◆ WHAT NEEDS TO BE DONE: Identify the lines containing the word "this". Copy each one.

◆ PROVIDED RECORDS:
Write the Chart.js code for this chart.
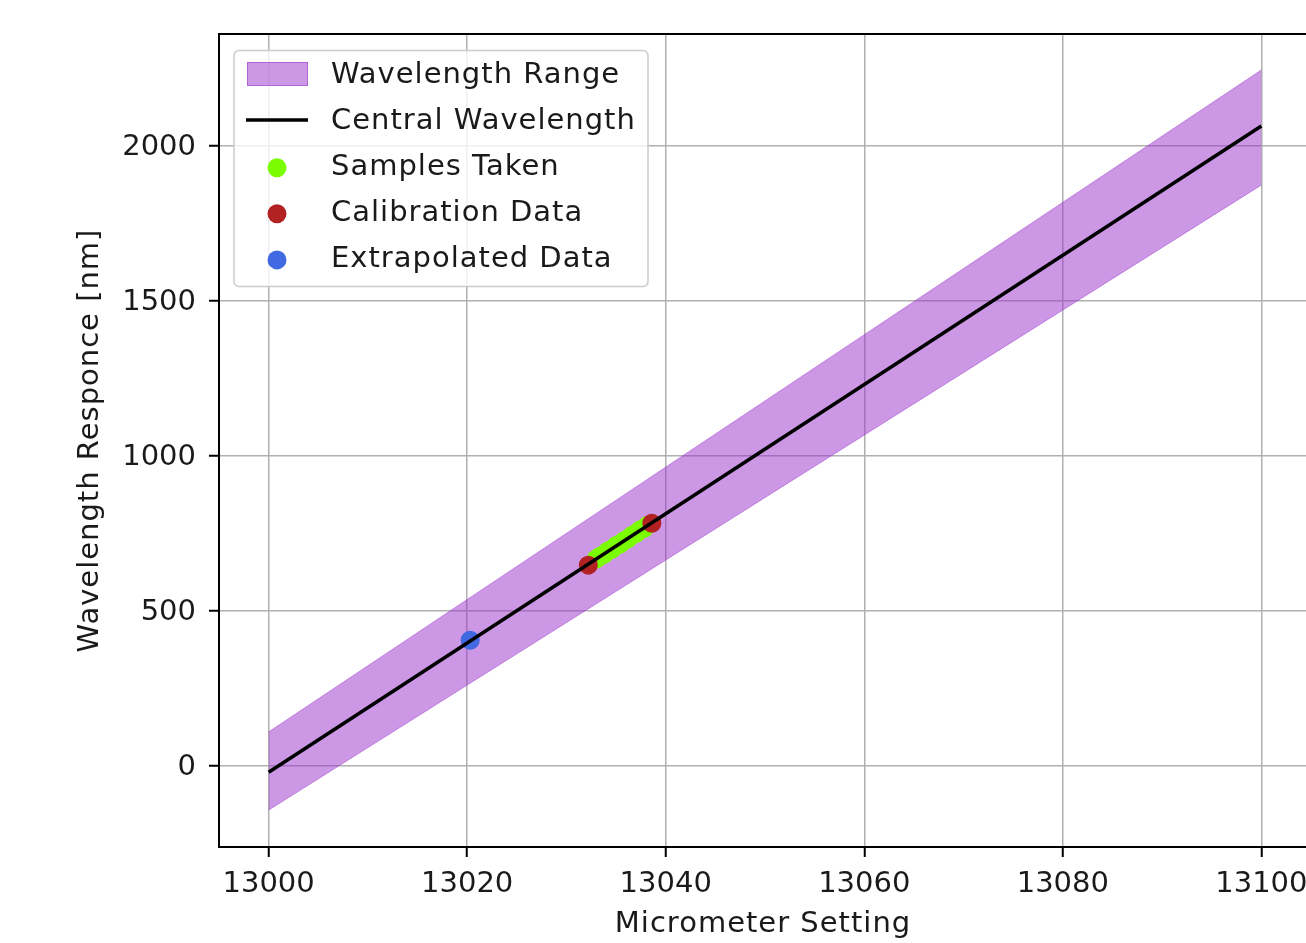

* * *

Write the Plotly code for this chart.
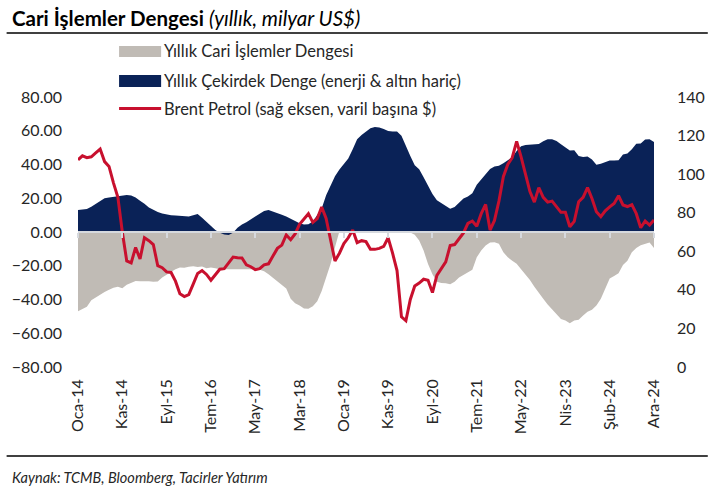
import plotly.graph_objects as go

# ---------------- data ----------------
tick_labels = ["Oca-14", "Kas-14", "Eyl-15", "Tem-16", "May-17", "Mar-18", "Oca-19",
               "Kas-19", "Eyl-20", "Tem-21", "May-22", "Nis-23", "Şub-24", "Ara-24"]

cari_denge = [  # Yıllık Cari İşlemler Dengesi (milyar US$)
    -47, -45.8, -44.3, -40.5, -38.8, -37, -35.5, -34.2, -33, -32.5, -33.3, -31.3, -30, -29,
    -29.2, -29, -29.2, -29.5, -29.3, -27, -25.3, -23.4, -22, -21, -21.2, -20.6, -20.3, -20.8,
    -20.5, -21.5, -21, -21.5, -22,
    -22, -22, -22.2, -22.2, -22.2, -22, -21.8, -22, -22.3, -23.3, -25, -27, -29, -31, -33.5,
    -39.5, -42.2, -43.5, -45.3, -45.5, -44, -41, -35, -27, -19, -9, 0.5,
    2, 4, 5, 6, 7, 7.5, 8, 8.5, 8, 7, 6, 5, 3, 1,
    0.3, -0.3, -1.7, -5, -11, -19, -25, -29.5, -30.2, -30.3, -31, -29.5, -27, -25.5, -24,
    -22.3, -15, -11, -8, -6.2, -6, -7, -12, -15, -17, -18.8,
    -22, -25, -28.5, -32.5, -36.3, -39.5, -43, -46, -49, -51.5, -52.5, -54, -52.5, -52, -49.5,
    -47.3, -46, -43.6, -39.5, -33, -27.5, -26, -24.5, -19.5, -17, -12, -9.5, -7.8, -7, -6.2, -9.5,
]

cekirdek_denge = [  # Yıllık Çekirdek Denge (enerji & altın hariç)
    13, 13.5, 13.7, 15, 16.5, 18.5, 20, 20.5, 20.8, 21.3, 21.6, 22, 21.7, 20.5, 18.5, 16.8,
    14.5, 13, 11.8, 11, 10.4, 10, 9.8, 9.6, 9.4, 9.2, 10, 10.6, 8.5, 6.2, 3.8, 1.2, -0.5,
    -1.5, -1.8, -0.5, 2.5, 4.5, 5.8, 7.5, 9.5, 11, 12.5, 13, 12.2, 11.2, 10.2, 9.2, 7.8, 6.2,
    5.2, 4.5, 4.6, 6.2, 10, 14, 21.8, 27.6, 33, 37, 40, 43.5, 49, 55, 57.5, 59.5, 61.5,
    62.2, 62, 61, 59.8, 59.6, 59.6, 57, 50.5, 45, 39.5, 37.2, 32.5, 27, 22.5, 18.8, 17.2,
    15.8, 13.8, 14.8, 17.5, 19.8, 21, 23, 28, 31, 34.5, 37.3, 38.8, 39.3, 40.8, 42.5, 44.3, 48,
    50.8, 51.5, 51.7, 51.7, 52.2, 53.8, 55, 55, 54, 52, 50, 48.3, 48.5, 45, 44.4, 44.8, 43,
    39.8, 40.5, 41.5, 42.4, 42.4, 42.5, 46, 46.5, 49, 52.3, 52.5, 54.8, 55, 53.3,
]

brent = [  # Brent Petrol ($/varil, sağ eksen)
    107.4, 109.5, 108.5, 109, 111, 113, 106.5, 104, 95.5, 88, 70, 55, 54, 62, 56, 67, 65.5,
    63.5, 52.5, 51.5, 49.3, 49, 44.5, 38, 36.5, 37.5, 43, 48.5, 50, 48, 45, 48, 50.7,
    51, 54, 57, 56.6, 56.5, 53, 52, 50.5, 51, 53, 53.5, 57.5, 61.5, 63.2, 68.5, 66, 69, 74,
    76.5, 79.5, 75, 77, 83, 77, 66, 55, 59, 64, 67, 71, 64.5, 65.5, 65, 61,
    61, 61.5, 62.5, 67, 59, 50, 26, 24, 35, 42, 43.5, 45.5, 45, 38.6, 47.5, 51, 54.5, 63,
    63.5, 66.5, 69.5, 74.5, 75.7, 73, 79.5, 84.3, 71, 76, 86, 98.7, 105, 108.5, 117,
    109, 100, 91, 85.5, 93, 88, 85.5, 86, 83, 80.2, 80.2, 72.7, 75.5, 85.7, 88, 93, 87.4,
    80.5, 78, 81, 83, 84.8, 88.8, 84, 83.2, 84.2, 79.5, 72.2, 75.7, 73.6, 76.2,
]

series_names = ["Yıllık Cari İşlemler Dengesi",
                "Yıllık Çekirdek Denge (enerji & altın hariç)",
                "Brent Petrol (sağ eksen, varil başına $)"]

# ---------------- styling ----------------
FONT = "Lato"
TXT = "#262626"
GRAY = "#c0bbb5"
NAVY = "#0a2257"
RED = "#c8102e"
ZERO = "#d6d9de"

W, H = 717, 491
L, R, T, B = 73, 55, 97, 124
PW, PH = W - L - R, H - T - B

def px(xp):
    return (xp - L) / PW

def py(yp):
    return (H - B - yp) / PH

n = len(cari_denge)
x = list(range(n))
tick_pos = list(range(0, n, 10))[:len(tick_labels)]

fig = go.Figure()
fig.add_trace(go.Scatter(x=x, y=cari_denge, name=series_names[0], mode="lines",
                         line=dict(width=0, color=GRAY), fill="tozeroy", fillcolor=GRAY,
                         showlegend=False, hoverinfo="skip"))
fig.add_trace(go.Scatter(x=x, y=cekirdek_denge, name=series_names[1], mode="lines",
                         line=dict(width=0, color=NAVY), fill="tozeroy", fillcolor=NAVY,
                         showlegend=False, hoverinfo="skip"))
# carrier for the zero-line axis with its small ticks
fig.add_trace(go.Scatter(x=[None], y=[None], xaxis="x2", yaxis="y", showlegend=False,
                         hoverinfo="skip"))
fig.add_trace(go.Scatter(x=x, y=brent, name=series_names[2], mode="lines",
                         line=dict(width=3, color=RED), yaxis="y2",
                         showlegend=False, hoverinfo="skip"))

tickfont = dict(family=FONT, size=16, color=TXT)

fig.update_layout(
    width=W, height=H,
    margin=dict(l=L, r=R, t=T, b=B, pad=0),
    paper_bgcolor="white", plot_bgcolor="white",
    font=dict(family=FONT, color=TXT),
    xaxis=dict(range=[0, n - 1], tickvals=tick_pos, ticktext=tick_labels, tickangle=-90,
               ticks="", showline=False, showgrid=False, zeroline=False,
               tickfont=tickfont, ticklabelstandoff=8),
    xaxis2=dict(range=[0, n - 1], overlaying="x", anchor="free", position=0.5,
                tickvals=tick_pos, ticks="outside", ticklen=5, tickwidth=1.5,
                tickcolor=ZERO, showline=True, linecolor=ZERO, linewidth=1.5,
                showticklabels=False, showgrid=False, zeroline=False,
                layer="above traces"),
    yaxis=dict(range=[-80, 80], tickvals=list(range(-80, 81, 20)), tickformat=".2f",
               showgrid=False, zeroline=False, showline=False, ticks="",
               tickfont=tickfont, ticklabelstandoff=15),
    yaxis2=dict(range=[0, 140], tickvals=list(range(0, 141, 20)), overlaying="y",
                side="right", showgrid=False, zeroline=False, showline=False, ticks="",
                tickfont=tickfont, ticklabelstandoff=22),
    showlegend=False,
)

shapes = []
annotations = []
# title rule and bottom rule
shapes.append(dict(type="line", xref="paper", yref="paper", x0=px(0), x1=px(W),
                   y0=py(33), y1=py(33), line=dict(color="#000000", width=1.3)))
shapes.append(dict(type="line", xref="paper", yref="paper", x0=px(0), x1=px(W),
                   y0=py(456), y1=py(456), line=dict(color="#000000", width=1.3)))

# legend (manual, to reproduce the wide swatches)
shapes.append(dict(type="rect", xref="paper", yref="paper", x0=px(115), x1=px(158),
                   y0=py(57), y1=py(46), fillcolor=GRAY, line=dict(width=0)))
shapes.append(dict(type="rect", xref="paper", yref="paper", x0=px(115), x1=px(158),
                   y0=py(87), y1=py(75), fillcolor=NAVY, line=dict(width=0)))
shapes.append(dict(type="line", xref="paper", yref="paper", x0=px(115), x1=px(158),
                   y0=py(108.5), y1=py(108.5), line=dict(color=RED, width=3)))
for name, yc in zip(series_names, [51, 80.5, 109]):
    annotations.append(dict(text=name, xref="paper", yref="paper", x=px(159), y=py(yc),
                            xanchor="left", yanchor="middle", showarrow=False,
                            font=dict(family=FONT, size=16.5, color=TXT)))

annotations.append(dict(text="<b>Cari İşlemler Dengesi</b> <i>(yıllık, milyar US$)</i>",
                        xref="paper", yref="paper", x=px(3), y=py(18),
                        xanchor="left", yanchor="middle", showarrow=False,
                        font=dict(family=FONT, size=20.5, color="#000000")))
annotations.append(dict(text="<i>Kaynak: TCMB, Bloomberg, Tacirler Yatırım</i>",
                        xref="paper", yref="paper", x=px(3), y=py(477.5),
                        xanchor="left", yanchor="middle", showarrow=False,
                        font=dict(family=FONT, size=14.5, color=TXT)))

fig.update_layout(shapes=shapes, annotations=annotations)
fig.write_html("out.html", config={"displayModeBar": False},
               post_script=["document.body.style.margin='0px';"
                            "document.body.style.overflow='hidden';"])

◆ FINAL ANSWER:
Write the Chart.js code for this chart.
Write the Plotly code for this chart.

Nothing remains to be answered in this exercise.